Trilogy: Reflections on Frankenstein, the Arctic Circle and the History of Science
2003
Trilogy is a series composed of photographs taken in three distinct areas: scientific machines (Frankenstein), the Arctic Circle, and the History of Science. Mary Shelley’s novel Frankenstein (The Modern Prometheus) opens with a series of letters written by Arctic explorer Robert Walton, who was engaged in a personal quest to expand the boundaries of the known world. It is Walton who first encounters Victor Frankenstein in the Arctic, desperately searching for the monster he has created. The explorer becomes the only person to hear Victor Frankenstein’s strange and tragic tale.
FRANKENSTEIN
The contemporary “Frankenstein monsters” pictured in this series are ultra-high vacuum chambers used in designing, constructing and operating state-of-the-art electron accelerators and related experiments in high-energy physics and synchrotron radiation research.
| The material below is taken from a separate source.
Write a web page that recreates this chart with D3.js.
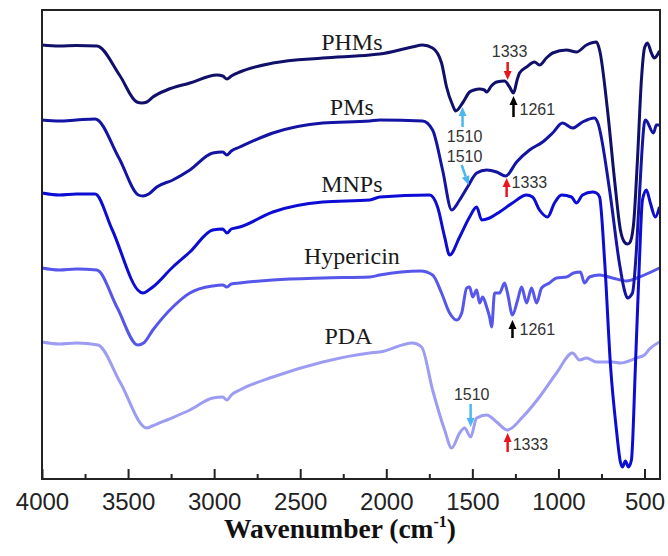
<!DOCTYPE html>
<html>
<head>
<meta charset="utf-8">
<script src="https://cdn.jsdelivr.net/npm/d3@7"></script>
<style>
  body { margin: 0; background: #fff; }
  .tick text { font-family: "Liberation Sans", Arial, sans-serif; font-size: 24px; fill: #222; }
  .tick line { stroke: #222; stroke-width: 2; }
</style>
</head>
<body>
<div class="chart"></div>
<script>
// FTIR spectra, transmittance in arbitrary offset units
const names = ["PHMs", "PMs", "MNPs", "Hypericin", "PDA"];
const colors = ["#10106a", "#1414a4", "#0c0cd4", "#5656ea", "#9c9cf2"];

const phms = [[4000,86.8],[3900,86.6],[3800,86.7],[3681,86.6],[3550,80.8],[3449,75.4],[3420,75.2],[3391,75.4],
  [3356,76.4],[3275,77.8],[3141,79.2],[2984,80.8],[2950,80.6],[2926,80.0],[2900,80.6],[2851,81.4],[2659,83.2],
  [2369,84.2],[2096,84.8],[2038,85.0],[1850,86.4],[1789,86.8],[1731,86.2],[1679,83.2],[1650,78.4],[1615,74.8],
  [1597,73.6],[1557,75.2],[1516,77.4],[1490,77.8],[1458,78.0],[1430,77.8],[1417,77.4],[1390,78.6],[1359,79.4],
  [1313,79.6],[1284,78.4],[1261,77.2],[1240,79.8],[1226,81.2],[1185,82.4],[1139,83.4],[1110,82.8],[1070,84.2],
  [1034,85.2],[953,85.8],[895,85.4],[837,86.8],[779,87.4],[761,85.8],[715,73.8],[674,59.8],[640,49.8],[617,47.4],
  [600,47.0],[587,47.2],[564,50.8],[541,63.8],[518,79.8],[500,86.2],[483,87.2],[460,85.2],[443,84.2],[413,85.6]];

const pms = [[4000,71.8],[3900,71.6],[3800,71.8],[3692,72.0],[3553,64.2],[3440,56.8],[3414,56.6],[3380,57.0],
  [3333,58.4],[3240,59.8],[3141,61.8],[3008,65.2],[2950,65.4],[2926,64.8],[2900,65.6],[2851,66.4],[2659,69.2],
  [2369,71.2],[2096,71.6],[2038,71.8],[1789,71.6],[1731,69.8],[1673,61.8],[1620,53.8],[1574,55.8],[1528,58.4],
  [1475,61.2],[1417,61.8],[1359,61.4],[1307,60.6],[1243,63.4],[1168,65.8],[1092,67.4],[1034,69.2],[976,71.2],
  [918,70.2],[860,71.4],[791,72.2],[773,71.4],[703,57.8],[646,43.2],[617,37.8],[599,36.2],[570,37.2],[547,45.8],
  [530,56.4],[500,71.4],[494,71.8],[448,69.2],[431,70.8],[413,70.8]];

const mnps = [[4000,57.2],[3900,56.8],[3800,57.0],[3692,57.0],[3594,50.0],[3430,37.4],[3414,37.2],[3380,37.8],
  [3356,38.4],[3240,42.4],[3141,45.4],[3008,49.8],[2950,50.0],[2926,49.2],[2900,50.0],[2851,50.4],[2659,53.4],
  [2369,55.4],[2096,55.8],[2038,56.4],[1748,56.8],[1702,54.4],[1661,48.4],[1632,44.8],[1574,48.4],[1516,52.4],
  [1475,54.4],[1446,51.8],[1400,52.2],[1342,53.4],[1267,55.2],[1185,56.8],[1150,56.4],[1110,53.8],[1063,52.4],
  [1023,55.2],[982,56.8],[924,56.4],[895,55.2],[860,56.8],[802,57.4],[779,57.2],[761,56.4],[732,43.8],[697,22.4],
  [663,9.8],[640,3.4],[628,2.4],[611,3.6],[593,2.4],[576,3.8],[553,22.4],[530,43.2],[512,55.8],[489,57.8],
  [466,55.2],[437,52.4],[413,54.4]];

const hypericin = [[4000,42.2],[3900,41.8],[3800,42.0],[3681,41.8],[3565,34.4],[3443,26.8],[3410,27.2],[3356,29.8],
  [3240,34.4],[3141,37.2],[3008,38.6],[2950,38.8],[2926,38.4],[2900,39.0],[2851,39.2],[2659,39.8],[2369,40.2],
  [2096,40.4],[2038,40.8],[1800,41.6],[1731,40.8],[1679,37.2],[1632,33.2],[1591,31.8],[1562,33.2],[1533,38.2],
  [1516,38.4],[1498,36.4],[1475,37.8],[1458,35.2],[1440,36.4],[1417,34.4],[1400,32.4],[1388,30.4],[1371,37.2],
  [1342,37.2],[1313,39.2],[1296,37.2],[1267,32.8],[1237,35.8],[1214,38.4],[1185,35.2],[1156,38.2],[1127,35.2],
  [1098,38.2],[1052,39.2],[1011,40.2],[953,40.4],[912,41.2],[872,41.4],[849,39.2],[820,40.4],[761,40.8],
  [686,40.2],[605,39.6],[530,40.4],[413,42.2]];

const pda = [[4000,27.4],[3900,27.0],[3800,27.2],[3675,26.8],[3547,19.4],[3391,10.2],[3360,10.6],[3275,11.8],
  [3141,13.8],[3008,16.2],[2950,16.4],[2926,15.8],[2900,16.8],[2851,17.8],[2659,20.4],[2369,23.4],[2096,25.2],
  [2038,25.4],[1847,27.2],[1795,26.4],[1731,17.8],[1661,9.8],[1620,6.2],[1574,9.2],[1545,10.2],[1510,8.4],
  [1475,12.2],[1417,12.8],[1359,11.4],[1296,9.8],[1208,12.4],[1110,16.4],[1011,21.2],[918,25.2],[878,23.8],
  [837,24.2],[779,23.4],[686,23.4],[640,23.2],[547,24.2],[500,24.8],[471,26.0],[413,27.4]];

const seriesData = [phms, pms, mnps, hypericin, pda];

// curve labels: [wavenumber, value]
const labelPos = [[2200, 85.8], [2200, 72.8], [2200, 57.4], [2200, 43.0], [2220, 27.0]];

// peak arrows: [wFrom, vFrom, wTo, vTo, colour]
const arrows = [
  [1295, 83.4, 1295, 79.8, "#e8161c"],
  [1261, 72.4, 1261, 76.6, "#000000"],
  [1557, 70.4, 1557, 74.4, "#4cb6f2"],
  [1562, 62.8, 1522, 58.8, "#4cb6f2"],
  [1301, 56.4, 1301, 60.2, "#e8161c"],
  [1267, 28.2, 1267, 31.8, "#000000"],
  [1510, 15.0, 1510, 10.4, "#4cb6f2"],
  [1295, 5.4, 1295, 9.2, "#e8161c"]
];
// peak texts: [text, wavenumber, value, anchor]
const peakTexts = [
  ["1333", 1284, 84.4, "middle"],
  ["1261", 1226, 72.8, "start"],
  ["1510", 1545, 67.4, "middle"],
  ["1510", 1545, 63.4, "middle"],
  ["1333", 1272, 58.2, "start"],
  ["1261", 1226, 28.8, "start"],
  ["1510", 1504, 15.8, "middle"],
  ["1333", 1266, 5.8, "start"]
];

const width = 668, height = 556;
const x = d3.scaleLinear().domain([4000, 410]).range([42, 660]);
const y = d3.scaleLinear().domain([0, 94]).range([479, 9]);

const svg = d3.select(".chart").append("svg")
  .attr("width", width)
  .attr("height", height);

const line = d3.line()
  .x(d => x(d[0]))
  .y(d => y(d[1]))
  .curve(d3.curveMonotoneX);

// draw bottom curve first so the darker ones sit on top
for (let i = seriesData.length - 1; i >= 0; i--) {
  svg.append("path")
    .datum(seriesData[i])
    .attr("d", line)
    .attr("fill", "none")
    .attr("stroke", colors[i])
    .attr("stroke-width", 3)
    .attr("stroke-linejoin", "round");
}

svg.selectAll(".name")
  .data(names)
  .join("text")
  .attr("class", "name")
  .attr("x", (d, i) => x(labelPos[i][0]))
  .attr("y", (d, i) => y(labelPos[i][1]))
  .attr("text-anchor", "middle")
  .style("font-family", '"Liberation Serif", "Times New Roman", serif')
  .style("font-size", "24px")
  .style("fill", "#1a1a1a")
  .text(d => d);

// arrows
arrows.forEach(a => {
  const x1 = x(a[0]), y1 = y(a[1]), x2 = x(a[2]), y2 = y(a[3]);
  const len = Math.hypot(x2 - x1, y2 - y1);
  const ux = (x2 - x1) / len, uy = (y2 - y1) / len;
  const head = 9, hw = 4;
  const bx = x2 - ux * head, by = y2 - uy * head;
  svg.append("line")
    .attr("x1", x1).attr("y1", y1)
    .attr("x2", bx).attr("y2", by)
    .attr("stroke", a[4])
    .attr("stroke-width", 2.5);
  svg.append("polygon")
    .attr("points", [
      [x2, y2],
      [bx - uy * hw, by + ux * hw],
      [bx + uy * hw, by - ux * hw]
    ].map(p => p.join(",")).join(" "))
    .attr("fill", a[4]);
});

svg.selectAll(".peak")
  .data(peakTexts)
  .join("text")
  .attr("class", "peak")
  .attr("x", d => x(d[1]))
  .attr("y", d => y(d[2]))
  .attr("text-anchor", d => d[3])
  .style("font-family", '"Liberation Sans", Arial, sans-serif')
  .style("font-size", "16px")
  .style("fill", "#333")
  .text(d => d[0]);

// axis
const gx = svg.append("g")
  .attr("transform", "translate(0,479)")
  .call(d3.axisBottom(x)
    .tickValues(d3.range(4000, 400, -500))
    .tickSizeInner(-10)
    .tickSizeOuter(0)
    .tickPadding(14)
    .tickFormat(d3.format("d")));
gx.select(".domain").remove();

const gm = svg.append("g")
  .attr("transform", "translate(0,479)")
  .call(d3.axisBottom(x)
    .tickValues(d3.range(3750, 500, -500))
    .tickSizeInner(-5)
    .tickSizeOuter(0)
    .tickFormat(""));
gm.select(".domain").remove();

// frame
svg.append("rect")
  .attr("x", 42).attr("y", 10)
  .attr("width", 618).attr("height", 469)
  .attr("fill", "none")
  .attr("stroke", "#222")
  .attr("stroke-width", 2);

const title = svg.append("text")
  .attr("x", 340)
  .attr("y", 538)
  .attr("text-anchor", "middle")
  .style("font-family", '"Liberation Serif", "Times New Roman", serif')
  .style("font-size", "27.5px")
  .style("font-weight", "bold")
  .style("fill", "#111");
title.append("tspan").text("Wavenumber (cm");
title.append("tspan").attr("dy", -11).style("font-size", "16px").text("-1");
title.append("tspan").attr("dy", 11).text(")");
</script>
</body>
</html>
There is a sense of beauty and a human quality to these machines that can also appear as monsters with multiple arms or numerous sets of eyes.
THE ARCTIC CIRCLE
The suite of modern day Frankenstein images are juxtaposed against photographs of the Arctic Circle, a phenomenological, and still largely inaccessible landscape with a specific set of conditions, a vast sense of scale, and a unique system of order. These Arctic ice landscapes offer visual evidence of the boundaries of the far North, touching at once on the limits and nature of human accountability, social alienation, and even life itself.
THE HISTORY OF SCIENCE
These photographs of scientific models from the 1950s recall how we have learned about science based upon an abstracted visual model. They interest me as antiquated methods of transmitting knowledge. The cabinets store basic foundations for the examination of life and the mastery of the physical universe.